Mais reprenons le fil de la torréfaction. Au bout d’une vingtaine de minutes, Julien Hurard prélève une petite partie des grains par une trappe et les inspecte. Aspect, goût, couleur, et odeur, tout est bon pour détecter une torréfaction à point. Il ouvre alors une grande trappe et les grains tombent sur une surface ronde sur laquelle ils vont refroidir, tout en dégageant une fumée bleue caractéristique. « Si ça fume blanc, c’est que c’est brûlé », commente le torréfacteur. Une fois que les grains sont froids, ils sont conditionnés. Soit tels quels, soit moulus directement.
Vers un agrandissement
Julien Hurard produit 25 tonnes chaque année. Une production qui part pour moitié chez des professionnels, comme les épiceries fines ou les restaurants, et pour moitié chez des particuliers, notamment via le site internet de l’entreprise. Et allant à rebours de la quasi-fatalité qui veut qu’on ne boit que du café médiocre en entreprise, l’Atelier du café propose aussi ses services aux entreprises et leur fournit la machine et le café qui va avec. « C’est moins cher que les capsules et il n’y a pas de déchets », commente le torréfacteur.
Un positionnement qui marche, et qui lui permet d’envisager l’avenir sereinement. L’Atelier du café se développe, compte désormais, outre le torréfacteur, trois salariés et un agent commercial et compte s’agrandir. « L’entreprise grossit, nous n’avons plus de place, explique Julien Hurard. Nous allons déménager dans les prochains mois pour doubler la superficie, toujours à Uzès. »
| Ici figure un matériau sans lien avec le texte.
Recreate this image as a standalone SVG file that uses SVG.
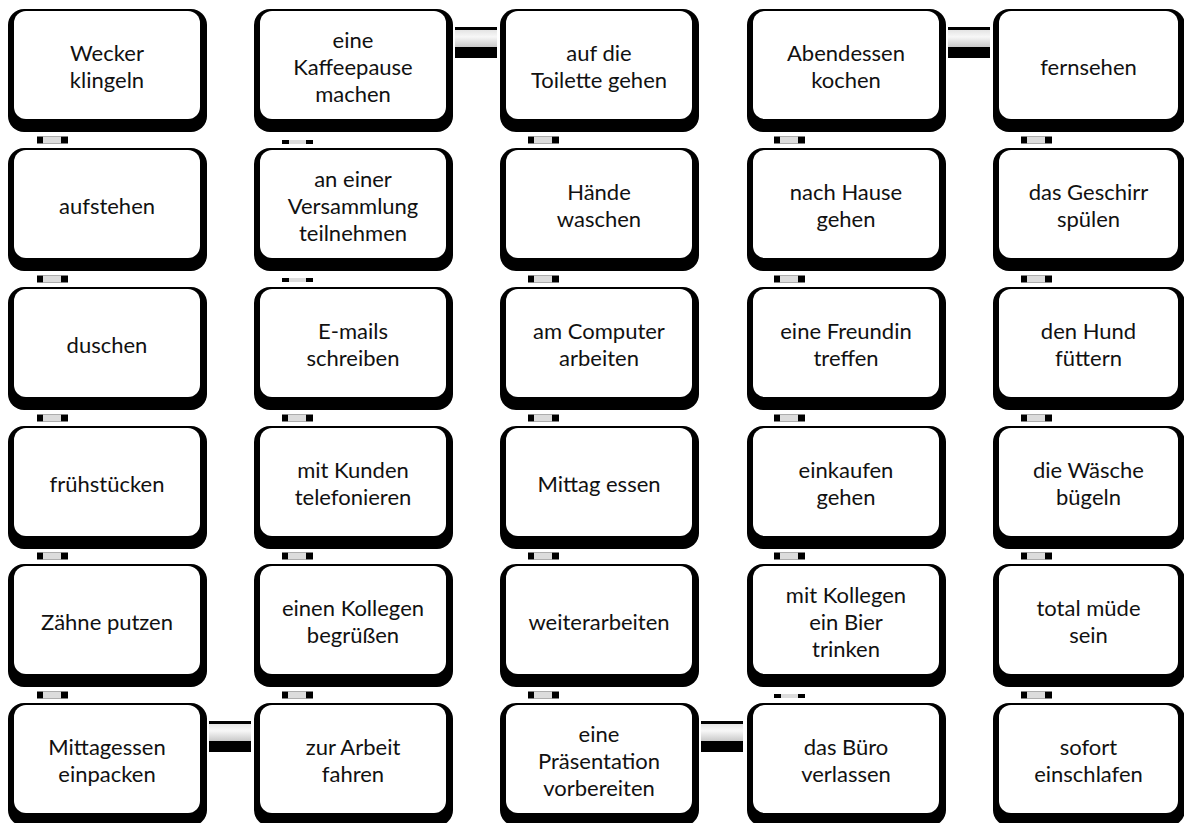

Il faut dire que le torréfacteur vit mal d’avoir dû renoncer à recevoir des groupes de touristes ainsi que de fermer le petit musée qu’il avait créé dans ses murs à cause de ce manque de place, la pièce servant aujourd’hui à entreposer du stock. Alors dans ses prochains locaux, qu’il fait construire, le torréfacteur compte faire « un petit salon de thé et un musée », où il exposera sa collection de 1 500 cafetières et moulins à café.